--- START OF Available data ---
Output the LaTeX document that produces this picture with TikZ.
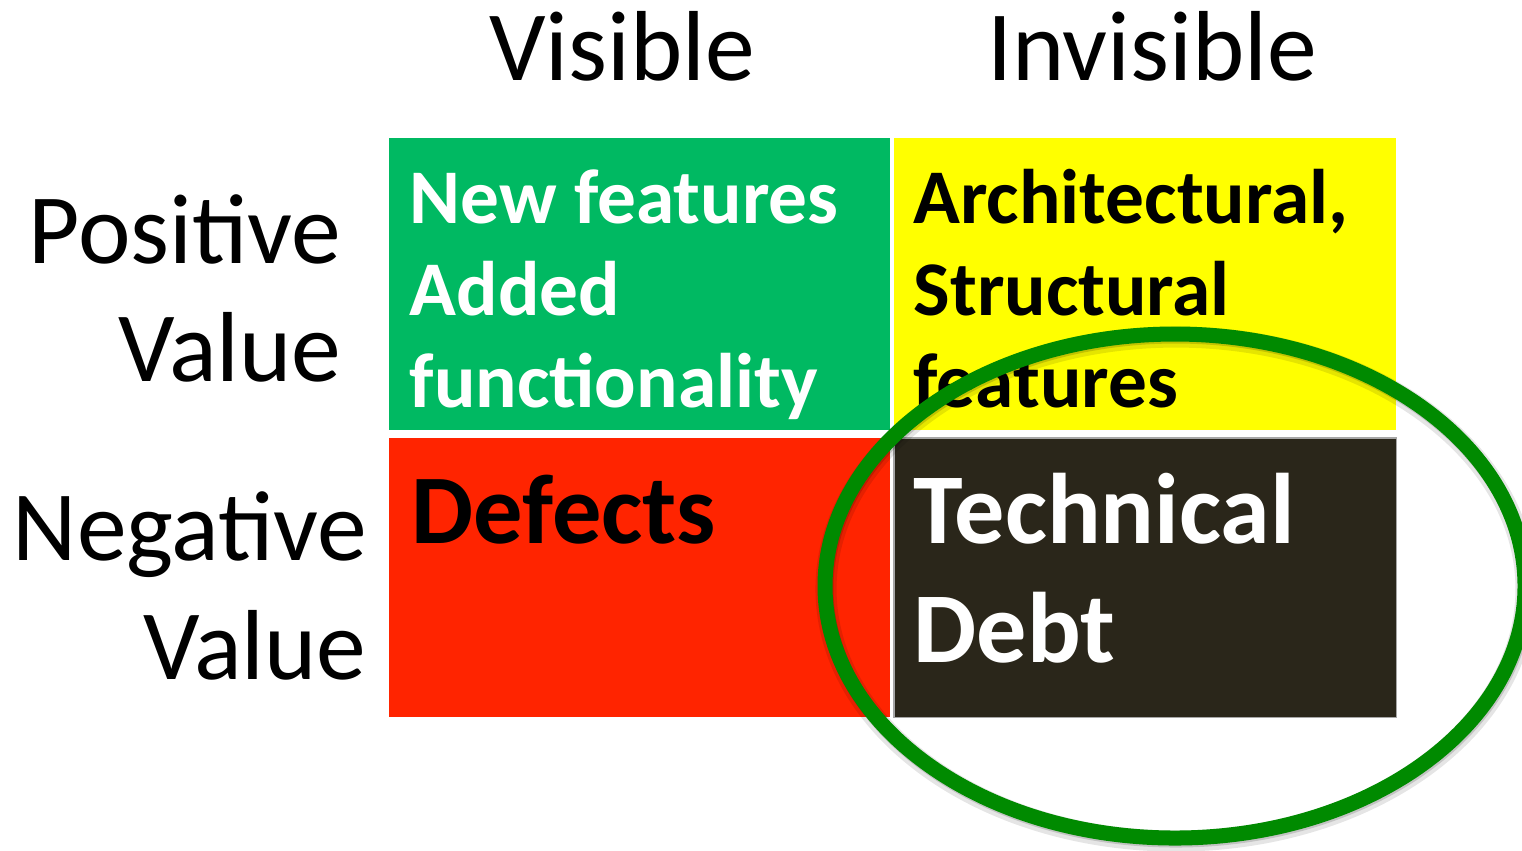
\documentclass[tikz,border=0pt]{standalone}
\usepackage{fontspec}
\setmainfont{Carlito}
\definecolor{cellgreen}{RGB}{0,185,98}
\definecolor{cellyellow}{RGB}{255,255,0}
\definecolor{cellred}{RGB}{255,36,0}
\definecolor{celldark}{RGB}{42,38,26}
\definecolor{ringgreen}{RGB}{0,138,0}
\begin{document}
\begin{tikzpicture}[x=0.01cm,y=-0.01cm,
  head/.style={anchor=base,inner sep=0,font=\fontsize{28.3pt}{34pt}\selectfont},
  rowlab/.style={anchor=base east,inner sep=0,font=\fontsize{28.3pt}{34pt}\selectfont},
  small/.style={anchor=base west,inner sep=0,font=\fontsize{22pt}{26pt}\selectfont\bfseries},
  large/.style={anchor=base west,inner sep=0,font=\fontsize{28.5pt}{34pt}\selectfont\bfseries},
  ring/.style={line width=4.27pt}]
\useasboundingbox (0,0) rectangle (1522,850);

% quadrants
\fill[cellgreen]  (389,138) rectangle (890,430);
\fill[cellyellow] (894,138) rectangle (1396,430);
\fill[cellred]    (389,438) rectangle (890,717);
\fill[celldark]   (894,438) rectangle (1396,717);
\draw[gray!70,line width=0.3pt] (894,438) rectangle (1396,717);

% column headings
\node[head] (vis) at (622,80) {Visible};
\node[head] (invis) at (1152,80) {Invisible};

% row headings
\node[rowlab] (pos1) at (342,263) {Positive};
\node[rowlab] (pos2) at (342,381) {Value};
\node[rowlab] (neg1) at (368,560) {Negative};
\node[rowlab] (neg2) at (367,679) {Value};

% green quadrant
\node[small,text=white] (g1) at (409,223) {New features};
\node[small,text=white] (g2) at (409,315) {Added};
\node[small,text=white] (g3) at (409,407) {functionality};

% yellow quadrant
\node[small] (y1) at (913,223) {Architectural,};
\node[small] (y2) at (913,315) {Structural};
\node[small] (y3) at (913,407) {features};

% red quadrant
\node[large,font=\fontsize{28pt}{34pt}\selectfont\bfseries] (r1) at (411,543) {Defects};

% dark quadrant
\node[large,text=white] (d1) at (913,543) {Technical};
\node[large,text=white] (d2) at (913,662) {Debt};

% ring round the invisible half, with a soft shadow
\draw[ring,black,opacity=0.10,line width=6pt] (1176,589) ellipse [x radius=350,y radius=252];
\draw[ring,black,opacity=0.15] (1176,588) ellipse [x radius=350,y radius=252];
\draw[ring,ringgreen] (1175,586) ellipse [x radius=350,y radius=252];
\end{tikzpicture}
\end{document}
--- END OF Available data ---
Exercise brief -
Reproduce each line exactly as it appears, omitting the pictures.

Correct result -
Output the LaTeX document that produces this picture with TikZ.
\documentclass[tikz,border=0pt]{standalone}
\usepackage{fontspec}
\setmainfont{Carlito}
\definecolor{cellgreen}{RGB}{0,185,98}
\definecolor{cellyellow}{RGB}{255,255,0}
\definecolor{cellred}{RGB}{255,36,0}
\definecolor{celldark}{RGB}{42,38,26}
\definecolor{ringgreen}{RGB}{0,138,0}
\begin{document}
\begin{tikzpicture}[x=0.01cm,y=-0.01cm,
  head/.style={anchor=base,inner sep=0,font=\fontsize{28.3pt}{34pt}\selectfont},
  rowlab/.style={anchor=base east,inner sep=0,font=\fontsize{28.3pt}{34pt}\selectfont},
  small/.style={anchor=base west,inner sep=0,font=\fontsize{22pt}{26pt}\selectfont\bfseries},
  large/.style={anchor=base west,inner sep=0,font=\fontsize{28.5pt}{34pt}\selectfont\bfseries},
  ring/.style={line width=4.27pt}]
\useasboundingbox (0,0) rectangle (1522,850);

% quadrants
\fill[cellgreen]  (389,138) rectangle (890,430);
\fill[cellyellow] (894,138) rectangle (1396,430);
\fill[cellred]    (389,438) rectangle (890,717);
\fill[celldark]   (894,438) rectangle (1396,717);
\draw[gray!70,line width=0.3pt] (894,438) rectangle (1396,717);

% column headings
\node[head] (vis) at (622,80) {Visible};
\node[head] (invis) at (1152,80) {Invisible};

% row headings
\node[rowlab] (pos1) at (342,263) {Positive};
\node[rowlab] (pos2) at (342,381) {Value};
\node[rowlab] (neg1) at (368,560) {Negative};
\node[rowlab] (neg2) at (367,679) {Value};

% green quadrant
\node[small,text=white] (g1) at (409,223) {New features};
\node[small,text=white] (g2) at (409,315) {Added};
\node[small,text=white] (g3) at (409,407) {functionality};

% yellow quadrant
\node[small] (y1) at (913,223) {Architectural,};
\node[small] (y2) at (913,315) {Structural};
\node[small] (y3) at (913,407) {features};

% red quadrant
\node[large,font=\fontsize{28pt}{34pt}\selectfont\bfseries] (r1) at (411,543) {Defects};

% dark quadrant
\node[large,text=white] (d1) at (913,543) {Technical};
\node[large,text=white] (d2) at (913,662) {Debt};

% ring round the invisible half, with a soft shadow
\draw[ring,black,opacity=0.10,line width=6pt] (1176,589) ellipse [x radius=350,y radius=252];
\draw[ring,black,opacity=0.15] (1176,588) ellipse [x radius=350,y radius=252];
\draw[ring,ringgreen] (1175,586) ellipse [x radius=350,y radius=252];
\end{tikzpicture}
\end{document}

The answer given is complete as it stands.